Task goal:
Extract, without alteration, each line from the start of the listing to the line bearing "const totals = [96, 96, 96, 95, 96];".

++++ Dataset extract

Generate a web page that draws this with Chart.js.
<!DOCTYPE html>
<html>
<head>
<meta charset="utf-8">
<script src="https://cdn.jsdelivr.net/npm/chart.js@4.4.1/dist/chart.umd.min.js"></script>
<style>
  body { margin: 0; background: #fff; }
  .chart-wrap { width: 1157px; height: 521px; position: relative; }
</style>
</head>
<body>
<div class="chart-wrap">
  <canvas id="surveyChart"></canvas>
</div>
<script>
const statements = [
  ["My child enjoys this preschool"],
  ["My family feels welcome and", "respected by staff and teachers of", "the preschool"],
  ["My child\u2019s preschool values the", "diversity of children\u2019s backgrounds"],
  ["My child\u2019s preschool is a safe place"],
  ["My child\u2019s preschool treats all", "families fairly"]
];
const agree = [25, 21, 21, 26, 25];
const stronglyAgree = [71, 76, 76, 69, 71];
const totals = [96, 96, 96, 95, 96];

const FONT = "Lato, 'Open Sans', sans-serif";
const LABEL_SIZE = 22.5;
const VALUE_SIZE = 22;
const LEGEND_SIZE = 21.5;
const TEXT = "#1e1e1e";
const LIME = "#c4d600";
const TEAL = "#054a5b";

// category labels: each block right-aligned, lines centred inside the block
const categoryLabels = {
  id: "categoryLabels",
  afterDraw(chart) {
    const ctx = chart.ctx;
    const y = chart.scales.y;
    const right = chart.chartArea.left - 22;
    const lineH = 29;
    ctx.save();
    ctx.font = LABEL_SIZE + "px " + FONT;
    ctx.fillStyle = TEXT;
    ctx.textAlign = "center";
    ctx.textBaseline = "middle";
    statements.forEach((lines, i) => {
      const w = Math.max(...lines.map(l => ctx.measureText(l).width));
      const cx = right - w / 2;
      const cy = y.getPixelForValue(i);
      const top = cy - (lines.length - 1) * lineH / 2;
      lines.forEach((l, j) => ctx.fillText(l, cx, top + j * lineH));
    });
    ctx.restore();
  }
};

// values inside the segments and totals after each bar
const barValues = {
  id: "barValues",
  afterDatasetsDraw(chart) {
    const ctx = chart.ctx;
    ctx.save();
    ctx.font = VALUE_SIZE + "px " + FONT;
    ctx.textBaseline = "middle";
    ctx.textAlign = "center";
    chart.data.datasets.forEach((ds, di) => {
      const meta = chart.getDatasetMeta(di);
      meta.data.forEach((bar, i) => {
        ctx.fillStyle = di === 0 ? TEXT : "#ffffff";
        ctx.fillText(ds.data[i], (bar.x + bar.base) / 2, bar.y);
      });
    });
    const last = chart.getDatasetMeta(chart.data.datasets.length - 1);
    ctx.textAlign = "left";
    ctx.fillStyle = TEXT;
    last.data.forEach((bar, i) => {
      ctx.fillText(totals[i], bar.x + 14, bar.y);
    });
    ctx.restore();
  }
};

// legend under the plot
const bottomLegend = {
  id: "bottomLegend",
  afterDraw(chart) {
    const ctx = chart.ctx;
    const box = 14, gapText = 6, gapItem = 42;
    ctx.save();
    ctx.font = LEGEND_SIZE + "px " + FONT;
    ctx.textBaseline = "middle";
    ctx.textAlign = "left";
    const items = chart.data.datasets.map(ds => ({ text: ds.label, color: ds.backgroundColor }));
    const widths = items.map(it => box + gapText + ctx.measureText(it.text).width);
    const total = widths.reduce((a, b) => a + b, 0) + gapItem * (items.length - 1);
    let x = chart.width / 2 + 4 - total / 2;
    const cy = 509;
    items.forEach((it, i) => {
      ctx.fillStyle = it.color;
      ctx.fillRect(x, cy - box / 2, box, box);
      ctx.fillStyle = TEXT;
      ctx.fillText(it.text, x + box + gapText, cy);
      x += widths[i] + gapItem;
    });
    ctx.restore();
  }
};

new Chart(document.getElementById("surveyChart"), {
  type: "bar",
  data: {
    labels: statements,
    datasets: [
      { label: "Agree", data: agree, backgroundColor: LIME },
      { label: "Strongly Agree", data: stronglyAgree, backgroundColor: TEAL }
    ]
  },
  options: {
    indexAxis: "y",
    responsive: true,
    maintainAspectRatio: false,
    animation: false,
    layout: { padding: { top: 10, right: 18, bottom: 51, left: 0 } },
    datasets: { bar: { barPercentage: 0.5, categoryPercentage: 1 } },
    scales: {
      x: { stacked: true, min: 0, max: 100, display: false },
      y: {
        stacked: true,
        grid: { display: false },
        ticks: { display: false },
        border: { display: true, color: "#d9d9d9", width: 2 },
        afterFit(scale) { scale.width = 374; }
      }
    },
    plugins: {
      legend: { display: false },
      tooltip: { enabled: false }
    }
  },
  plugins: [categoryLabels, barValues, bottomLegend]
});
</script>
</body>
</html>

++++++++

Exercise answer:
Generate a web page that draws this with Chart.js.
<!DOCTYPE html>
<html>
<head>
<meta charset="utf-8">
<script src="https://cdn.jsdelivr.net/npm/chart.js@4.4.1/dist/chart.umd.min.js"></script>
<style>
  body { margin: 0; background: #fff; }
  .chart-wrap { width: 1157px; height: 521px; position: relative; }
</style>
</head>
<body>
<div class="chart-wrap">
  <canvas id="surveyChart"></canvas>
</div>
<script>
const statements = [
  ["My child enjoys this preschool"],
  ["My family feels welcome and", "respected by staff and teachers of", "the preschool"],
  ["My child\u2019s preschool values the", "diversity of children\u2019s backgrounds"],
  ["My child\u2019s preschool is a safe place"],
  ["My child\u2019s preschool treats all", "families fairly"]
];
const agree = [25, 21, 21, 26, 25];
const stronglyAgree = [71, 76, 76, 69, 71];
const totals = [96, 96, 96, 95, 96];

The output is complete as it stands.